##### RECORDS FOR THIS EXERCISE #####
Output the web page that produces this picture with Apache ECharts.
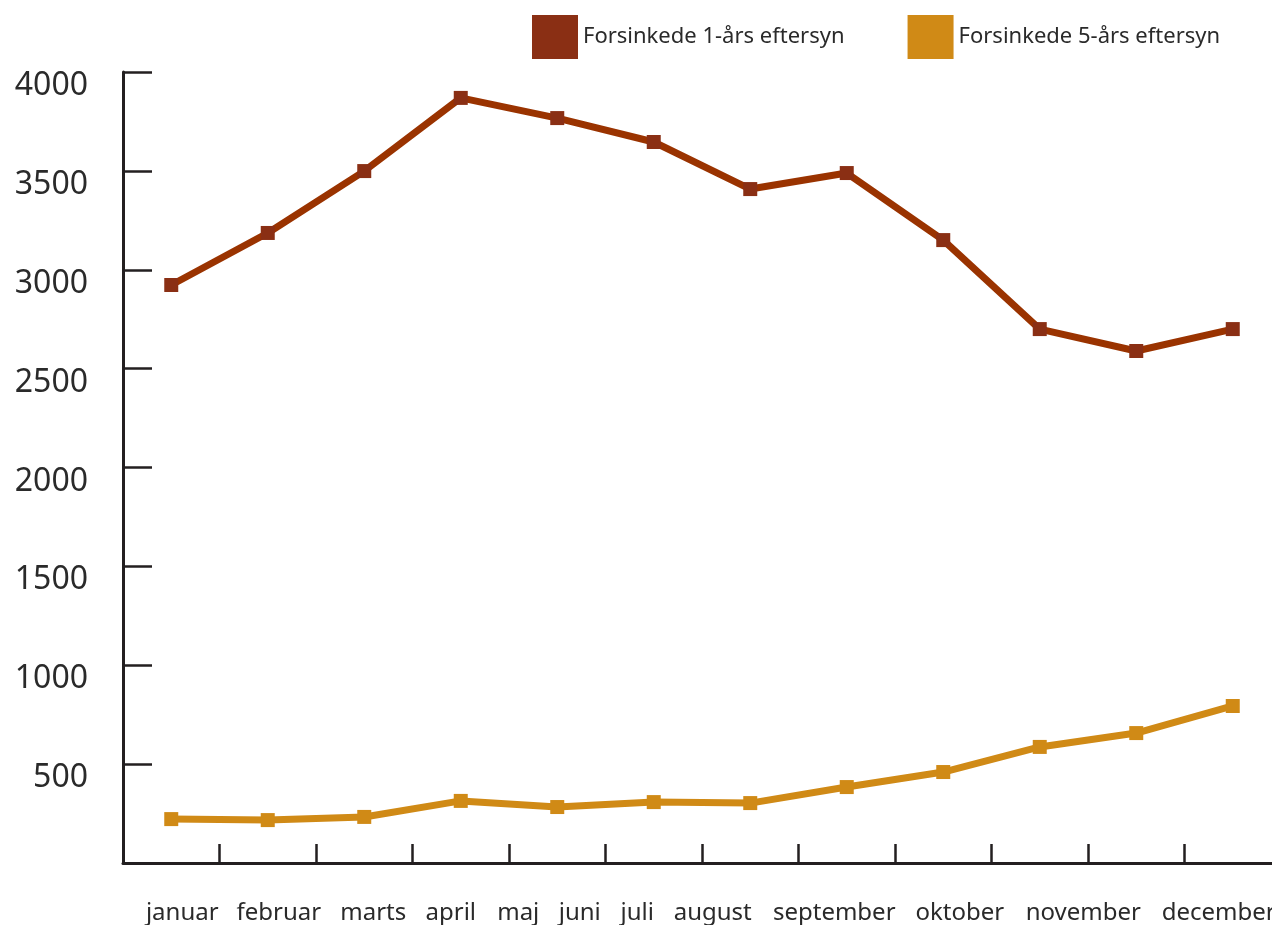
<!DOCTYPE html>
<html>
<head>
<meta charset="utf-8">
<script src="https://cdn.jsdelivr.net/npm/echarts@6/dist/echarts.min.js"></script>
<style>
html,body{margin:0;padding:0;background:#fff;}
#chart{width:1272px;height:925px;}
</style>
</head>
<body>
<div id="chart"></div>
<script>
var months = ['januar','februar','marts','april','maj','juni','juli','august','september','oktober','november','december'];
var seriesNames = ['Forsinkede 1-års eftersyn','Forsinkede 5-års eftersyn'];
var delayed1yr = [2923, 3186, 3499, 3869, 3767, 3646, 3408, 3489, 3150, 2700, 2589, 2700];
var delayed5yr = [222, 217, 233, 314, 283, 308, 303, 384, 460, 587, 657, 794];
var yTicks = [0, 500, 1000, 1500, 2000, 2500, 3000, 3500, 4000];

// label horizontal shifts (px) to mimic the reference's sequential label layout
var labelShift = [11, 11, 9, -10, -39, -74, -113, -134, -109, -80, -53, -14];

var FONT = 'Noto Sans';
var AXIS = '#231F20';
var rich = {};
labelShift.forEach(function (d, i) {
  var pad = d >= 0 ? [0, 0, 0, 2 * d] : [0, -2 * d, 0, 0];
  rich['l' + i] = { padding: pad, fontSize: 24, fontFamily: FONT, color: '#2a2a2a' };
});

var chart = echarts.init(document.getElementById('chart'));
chart.setOption({
  backgroundColor: '#ffffff',
  animation: false,
  legend: {
    left: 532, top: 15, padding: 0,
    itemWidth: 46, itemHeight: 44, itemGap: 63,
    icon: 'rect',
    textStyle: { fontFamily: FONT, fontSize: 22, color: '#2a2a2a' },
    data: [
      { name: seriesNames[0], itemStyle: { color: '#8A2F14' } },
      { name: seriesNames[1], itemStyle: { color: '#D08A16' } }
    ]
  },
  grid: { left: 123, top: 72, bottom: 62, width: 1158, containLabel: false, outerBoundsMode: 'none' },
  xAxis: {
    type: 'category',
    data: months,
    boundaryGap: true,
    axisLine: { lineStyle: { color: AXIS, width: 3 } },
    axisTick: { show: true, interval: 0, inside: true, length: 19, lineStyle: { color: AXIS, width: 2.5 } },
    axisLabel: {
      margin: 38, interval: 0,
      fontFamily: FONT, fontSize: 24, color: '#2a2a2a',
      formatter: function (v, i) { return '{l' + i + '|' + v + '}'; },
      rich: rich
    },
    splitLine: { show: false }
  },
  yAxis: {
    type: 'value',
    min: yTicks[0], max: yTicks[yTicks.length - 1], interval: 500,
    axisLine: { show: true, lineStyle: { color: AXIS, width: 3 } },
    axisTick: { show: true, inside: true, length: 29, lineStyle: { color: AXIS, width: 2.5 } },
    axisLabel: {
      margin: 35, fontFamily: FONT, fontSize: 32, color: '#2a2a2a',
      verticalAlign: 'top', lineHeight: 28,
      formatter: function (v) { return v === 0 ? '' : String(v); }
    },
    splitLine: { show: false }
  },
  series: [
    {
      name: seriesNames[0], type: 'line', data: delayed1yr,
      symbol: 'rect', symbolSize: 14,
      lineStyle: { color: '#9A3300', width: 7 },
      itemStyle: { color: '#8A2F14' }
    },
    {
      name: seriesNames[1], type: 'line', data: delayed5yr,
      symbol: 'rect', symbolSize: 14,
      lineStyle: { color: '#D08A16', width: 7 },
      itemStyle: { color: '#D08A16' }
    }
  ]
});
</script>
</body>
</html>
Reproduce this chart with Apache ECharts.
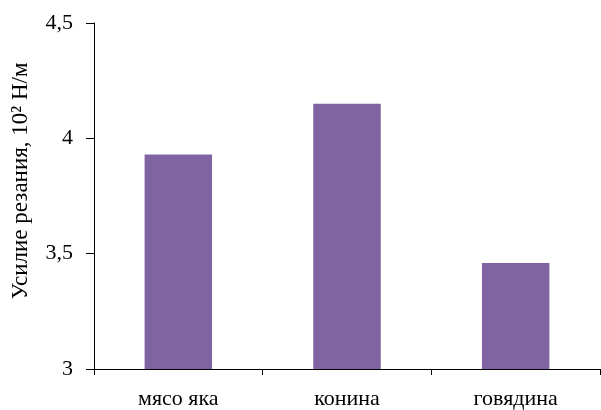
<!DOCTYPE html>
<html><head><meta charset="utf-8">
<script src="https://cdn.jsdelivr.net/npm/echarts@6/dist/echarts.min.js"></script>
<style>html,body{margin:0;padding:0;background:#fff}#c{width:601px;height:410px}</style>
</head><body><div id="c"></div>
<script>
const categories = ['мясо яка', 'конина', 'говядина'];
const values = [3.93, 4.15, 3.46];
const yTicks = [3, 3.5, 4, 4.5];
const yName = 'Усилие резания, 10² Н/м';

const font = '"Liberation Serif", "Times New Roman", serif';
const chart = echarts.init(document.getElementById('c'), null, {renderer: 'canvas'});
chart.setOption({
  animation: false,
  grid: {left: 94, right: 1, top: 23, bottom: 38, containLabel: false},
  xAxis: {
    type: 'category', data: categories,
    axisLine: {lineStyle: {color: '#000', width: 1}},
    axisTick: {show: true, alignWithLabel: false, length: 6, lineStyle: {color: '#000'}},
    axisLabel: {color: '#000', fontFamily: font, fontSize: 22, margin: 19},
    splitLine: {show: false}
  },
  yAxis: {
    type: 'value', min: yTicks[0], max: yTicks[yTicks.length - 1], interval: 0.5,
    name: yName, nameLocation: 'middle', nameGap: 62, nameRotate: 90,
    nameTextStyle: {color: '#000', fontFamily: font, fontSize: 23, padding: [0, 0, 0, 30]},
    axisLine: {show: true, lineStyle: {color: '#000', width: 1}},
    axisTick: {show: true, length: 8, lineStyle: {color: '#000'}},
    axisLabel: {color: '#000', fontFamily: font, fontSize: 22, margin: 21,
      formatter: v => String(v).replace('.', ',')},
    splitLine: {show: false}
  },
  series: [{
    type: 'bar', data: values, barWidth: '40%',
    itemStyle: {color: '#8064A2'}
  }]
});
</script></body></html>
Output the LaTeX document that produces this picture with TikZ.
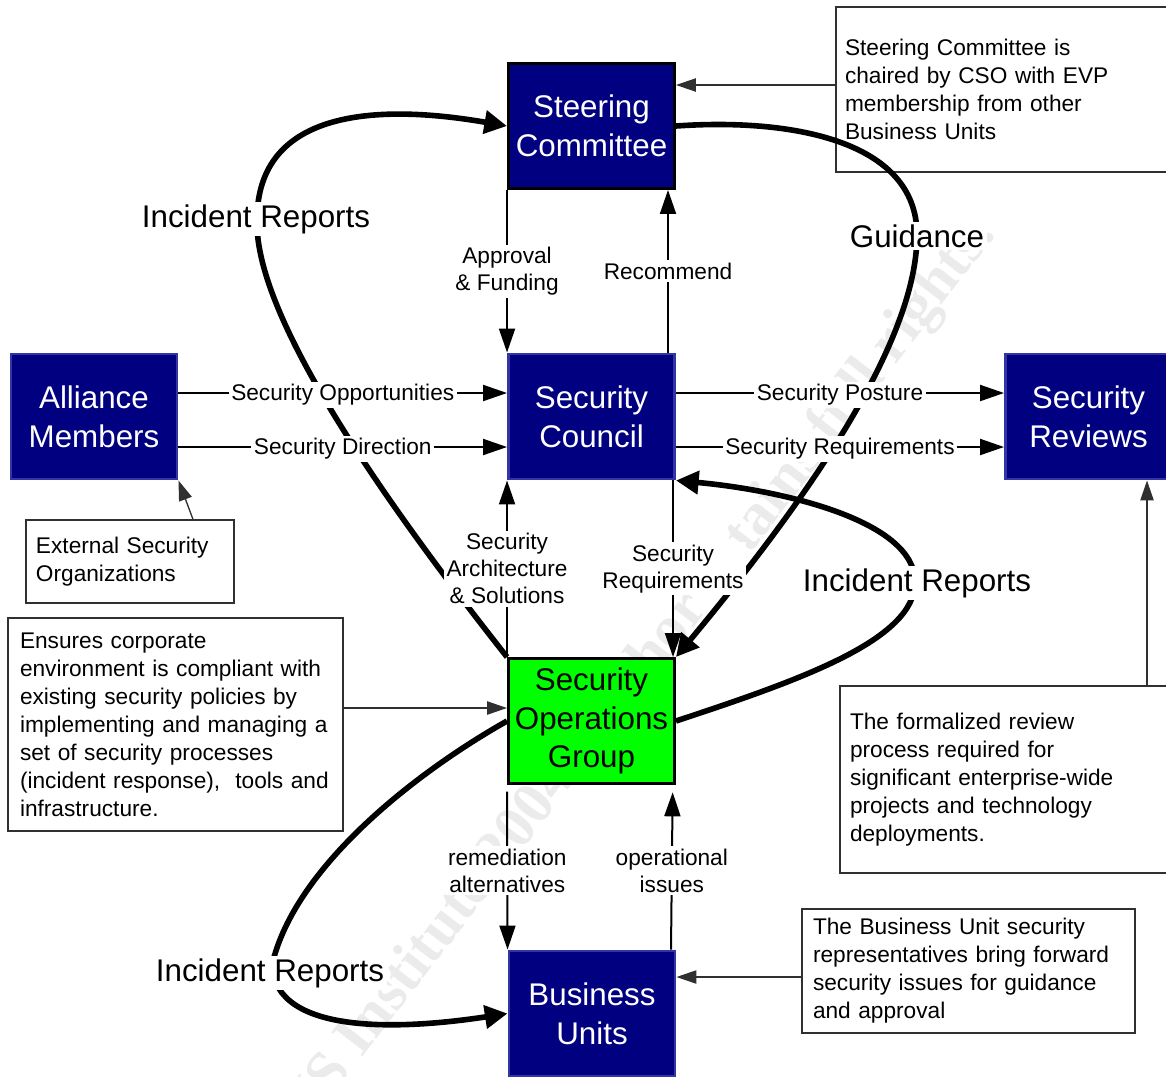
#####
_THE PROBLEM_. Retype the listing exactly. Pictures do not belong in the copy.

_REPLY TO THE EXERCISE_.
Output the web page that produces this picture with Apache ECharts.
<!DOCTYPE html>
<html>
<head>
<meta charset="utf-8">
<script src="https://cdn.jsdelivr.net/npm/echarts@6/dist/echarts.min.js"></script>
<style>
html,body{margin:0;padding:0;background:#fff;}
#chart{width:1272px;height:925px;}
</style>
</head>
<body>
<div id="chart"></div>
<script>
var months = ['januar','februar','marts','april','maj','juni','juli','august','september','oktober','november','december'];
var seriesNames = ['Forsinkede 1-års eftersyn','Forsinkede 5-års eftersyn'];
var delayed1yr = [2923, 3186, 3499, 3869, 3767, 3646, 3408, 3489, 3150, 2700, 2589, 2700];
var delayed5yr = [222, 217, 233, 314, 283, 308, 303, 384, 460, 587, 657, 794];
var yTicks = [0, 500, 1000, 1500, 2000, 2500, 3000, 3500, 4000];

// label horizontal shifts (px) to mimic the reference's sequential label layout
var labelShift = [11, 11, 9, -10, -39, -74, -113, -134, -109, -80, -53, -14];

var FONT = 'Noto Sans';
var AXIS = '#231F20';
var rich = {};
labelShift.forEach(function (d, i) {
  var pad = d >= 0 ? [0, 0, 0, 2 * d] : [0, -2 * d, 0, 0];
  rich['l' + i] = { padding: pad, fontSize: 24, fontFamily: FONT, color: '#2a2a2a' };
});

var chart = echarts.init(document.getElementById('chart'));
chart.setOption({
  backgroundColor: '#ffffff',
  animation: false,
  legend: {
    left: 532, top: 15, padding: 0,
    itemWidth: 46, itemHeight: 44, itemGap: 63,
    icon: 'rect',
    textStyle: { fontFamily: FONT, fontSize: 22, color: '#2a2a2a' },
    data: [
      { name: seriesNames[0], itemStyle: { color: '#8A2F14' } },
      { name: seriesNames[1], itemStyle: { color: '#D08A16' } }
    ]
  },
  grid: { left: 123, top: 72, bottom: 62, width: 1158, containLabel: false, outerBoundsMode: 'none' },
  xAxis: {
    type: 'category',
    data: months,
    boundaryGap: true,
    axisLine: { lineStyle: { color: AXIS, width: 3 } },
    axisTick: { show: true, interval: 0, inside: true, length: 19, lineStyle: { color: AXIS, width: 2.5 } },
    axisLabel: {
      margin: 38, interval: 0,
      fontFamily: FONT, fontSize: 24, color: '#2a2a2a',
      formatter: function (v, i) { return '{l' + i + '|' + v + '}'; },
      rich: rich
    },
    splitLine: { show: false }
  },
  yAxis: {
    type: 'value',
    min: yTicks[0], max: yTicks[yTicks.length - 1], interval: 500,
    axisLine: { show: true, lineStyle: { color: AXIS, width: 3 } },
    axisTick: { show: true, inside: true, length: 29, lineStyle: { color: AXIS, width: 2.5 } },
    axisLabel: {
      margin: 35, fontFamily: FONT, fontSize: 32, color: '#2a2a2a',
      verticalAlign: 'top', lineHeight: 28,
      formatter: function (v) { return v === 0 ? '' : String(v); }
    },
    splitLine: { show: false }
  },
  series: [
    {
      name: seriesNames[0], type: 'line', data: delayed1yr,
      symbol: 'rect', symbolSize: 14,
      lineStyle: { color: '#9A3300', width: 7 },
      itemStyle: { color: '#8A2F14' }
    },
    {
      name: seriesNames[1], type: 'line', data: delayed5yr,
      symbol: 'rect', symbolSize: 14,
      lineStyle: { color: '#D08A16', width: 7 },
      itemStyle: { color: '#D08A16' }
    }
  ]
});
</script>
</body>
</html>
Reproduce this chart with Apache ECharts.
<!DOCTYPE html>
<html><head><meta charset="utf-8">
<script src="https://cdn.jsdelivr.net/npm/echarts@6/dist/echarts.min.js"></script>
<style>html,body{margin:0;padding:0;background:#fff}#c{width:601px;height:410px}</style>
</head><body><div id="c"></div>
<script>
const categories = ['мясо яка', 'конина', 'говядина'];
const values = [3.93, 4.15, 3.46];
const yTicks = [3, 3.5, 4, 4.5];
const yName = 'Усилие резания, 10² Н/м';

const font = '"Liberation Serif", "Times New Roman", serif';
const chart = echarts.init(document.getElementById('c'), null, {renderer: 'canvas'});
chart.setOption({
  animation: false,
  grid: {left: 94, right: 1, top: 23, bottom: 38, containLabel: false},
  xAxis: {
    type: 'category', data: categories,
    axisLine: {lineStyle: {color: '#000', width: 1}},
    axisTick: {show: true, alignWithLabel: false, length: 6, lineStyle: {color: '#000'}},
    axisLabel: {color: '#000', fontFamily: font, fontSize: 22, margin: 19},
    splitLine: {show: false}
  },
  yAxis: {
    type: 'value', min: yTicks[0], max: yTicks[yTicks.length - 1], interval: 0.5,
    name: yName, nameLocation: 'middle', nameGap: 62, nameRotate: 90,
    nameTextStyle: {color: '#000', fontFamily: font, fontSize: 23, padding: [0, 0, 0, 30]},
    axisLine: {show: true, lineStyle: {color: '#000', width: 1}},
    axisTick: {show: true, length: 8, lineStyle: {color: '#000'}},
    axisLabel: {color: '#000', fontFamily: font, fontSize: 22, margin: 21,
      formatter: v => String(v).replace('.', ',')},
    splitLine: {show: false}
  },
  series: [{
    type: 'bar', data: values, barWidth: '40%',
    itemStyle: {color: '#8064A2'}
  }]
});
</script></body></html>
Output the LaTeX document that produces this picture with TikZ.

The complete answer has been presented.